Je pense que les poursuites diligentées à l’égard de ma cliente n’ont plus lieu d’être en raison d’une modification de la loi. Le 28 septembre 2012, le ministre de l’Intérieur de l’époque, Manuel Valls, a présenté en Conseil des Ministres un projet de loi visant notamment à supprimer le délit de solidarité.

Le délit de solidarité peut être le fait d’héberger un étranger en situation irrégulière, de lui offrir le gite et le couvert, pendant un certain nombre de nuits, à titre humanitaire et de manière désintéressée. A l’époque, c’était réprimé mais, depuis la loi du 31 décembre 2012, ce n’est plus un délit dès lors qu’il n’y a pas eu de contrepartie pour la personne qui héberge. En gros, une personne qui le fait de manière désintéressée, sans être rémunérée par exemple, ne doit pas être poursuivie.

Dans ce dossier, au terme de cette instruction, et même s’ils ont décidé le renvoi devant le tribunal correctionnel, à aucun moment il n’a été évoqué que ma cliente ait pu bénéficier d’une contrepartie. C’est-à-dire que l’on n’a pas examiné les conditions au regard de la nouvelle loi pour déterminer l’innocence de ma cliente et ça fera l’objet d’un débat judiciaire devant le tribunal correctionnel le 7 octobre 2014.

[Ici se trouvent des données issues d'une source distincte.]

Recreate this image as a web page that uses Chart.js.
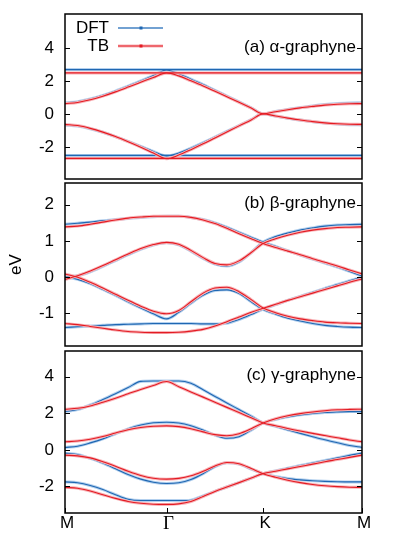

J’imagine qu’on tiendra compte de la suppression du délit de solidarité et du fait qu’il manque désormais un élément légal à l’infraction qui est reprochée à Mme RAHOUADJ. Sans base légale, je ne comprends pas comment ma cliente pourrait être condamnée. De toute façon, j’ai d’autres arguments juridiques à faire valoir  tel que notamment le défaut d’élément moral de l’infraction et tout comme ma cliente j’ai confiance dans la justice de mon pays.